Lehigh formally broke ground Thursday on a new 74,000-square-foot College of Business building that will be infused with technology and provide students and faculty with flexible, collaborative spaces for learning, teaching and research. The building also will be the new home of the Vistex Institute for Executive Learning and Research.
“The beauty of the building is not in the limestone and mortar, although it is gorgeous,” Georgette Chapman Phillips, the Kevin L. and Lisa A. Clayton Dean of the College of Business, told members of the Lehigh community at the outdoor ceremony. “It is in its interactivity, in its capacity for motion and momentum, and in what it means for our students as they are embarking on their business education and discovering their careers.”
Rising on Packer Avenue between Taylor and Webster streets, the new three-story, four-floor structure is expected to open in Fall 2022. Construction was originally scheduled to begin in 2020 but was delayed because of the COVID-19 pandemic.
The building will accommodate classes in the College's undergraduate and graduate programs and provide 16 additional teaching spaces. It also will provide space for an expanded Bosland Financial Services Lab, Data Analytics Lab, Rauch Media and Communications Lab, Behavioral Lab and a business innovation/incubator space for entrepreneurial exploration.
Among the features will be classrooms with moveable walls that will allow for simulations, case study presentations and hackathon events. Also, labs will be equipped with multiple large screens for instructor use, and specialized group tables will have individual student monitors. Newly configured smart spaces will support faculty research and teaching.

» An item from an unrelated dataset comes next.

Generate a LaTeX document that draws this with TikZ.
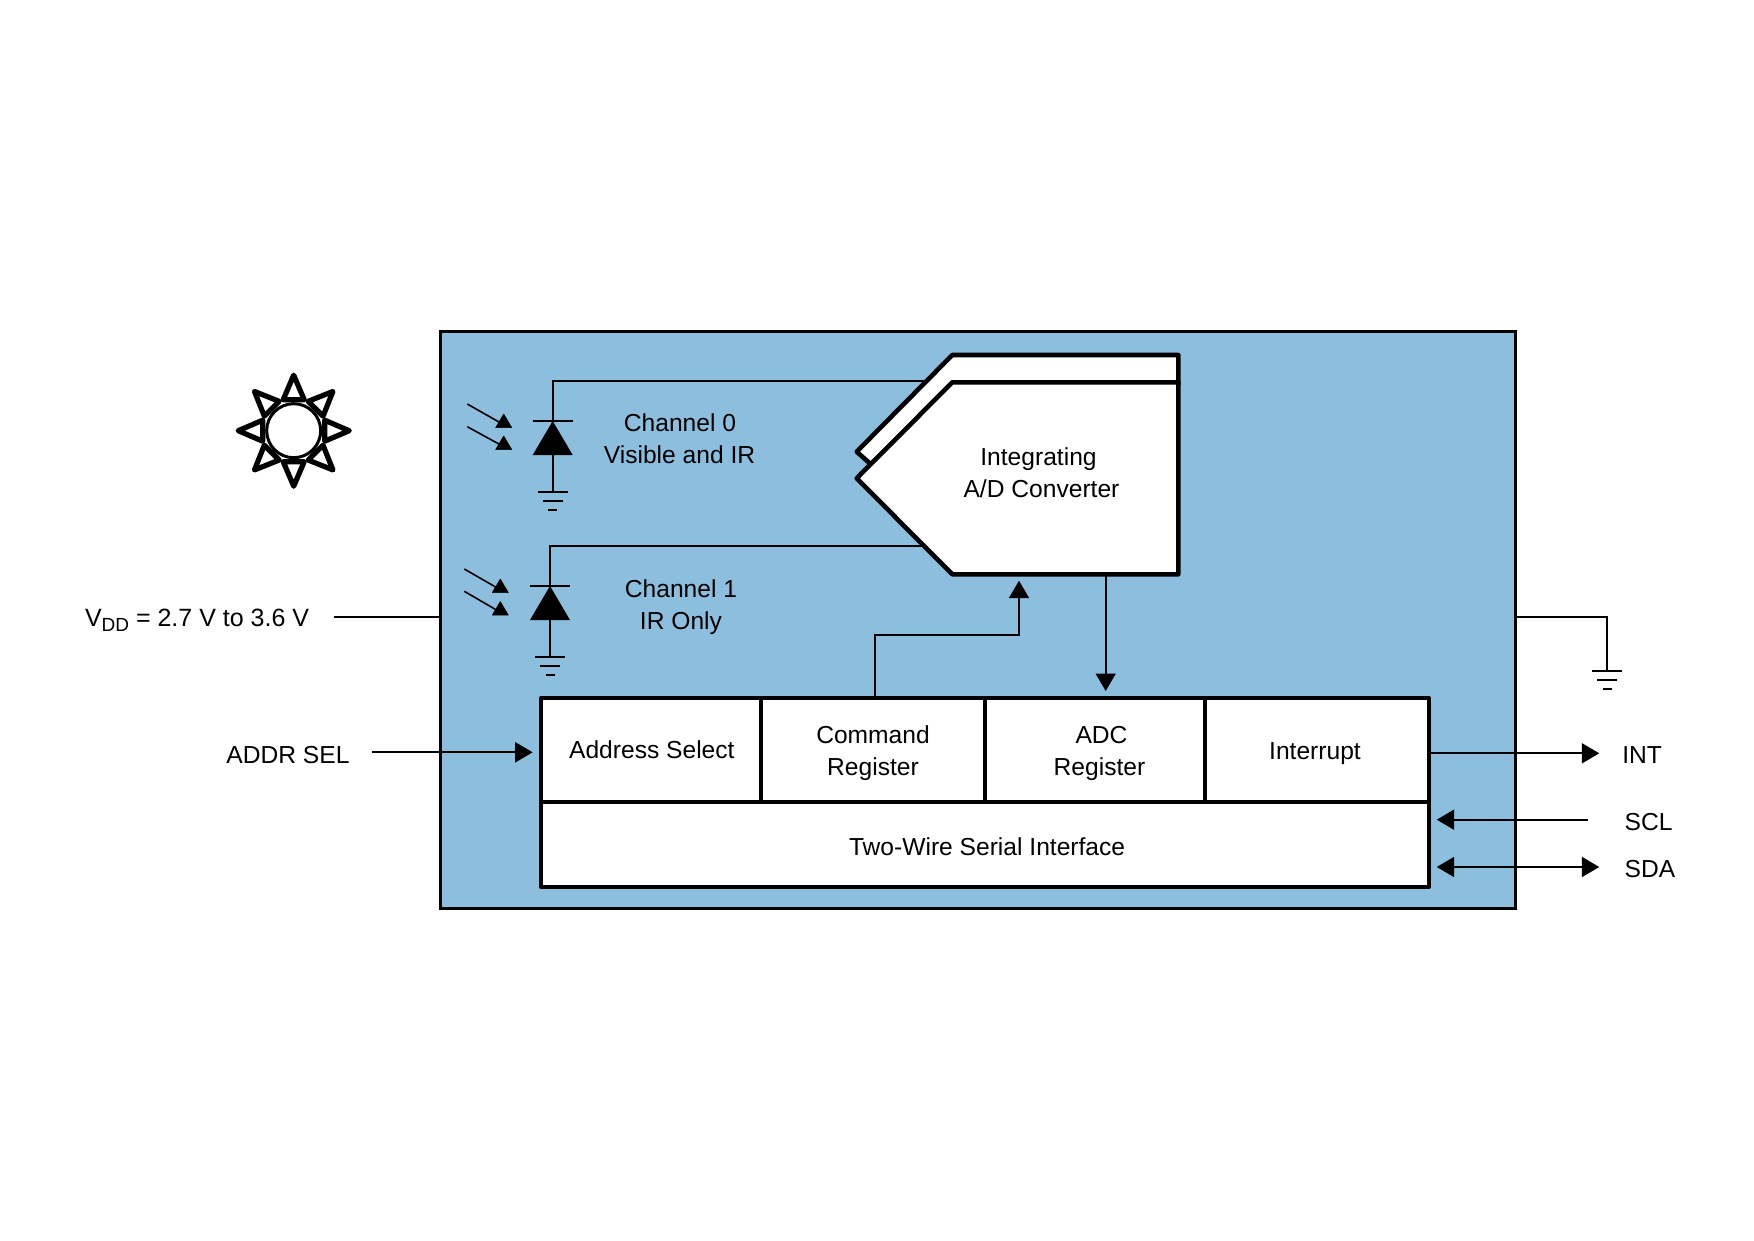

“Our new building reflects Lehigh Business and Lehigh University—not just who we are, but our commitment to what we want to become. We want to become a college that is breaking boundaries at the intersection of business and technology. We want to be driving high-impact, interactive learning experiences. We want to embrace the change that we want to see together with our students, our faculty and our community,” Phillips said.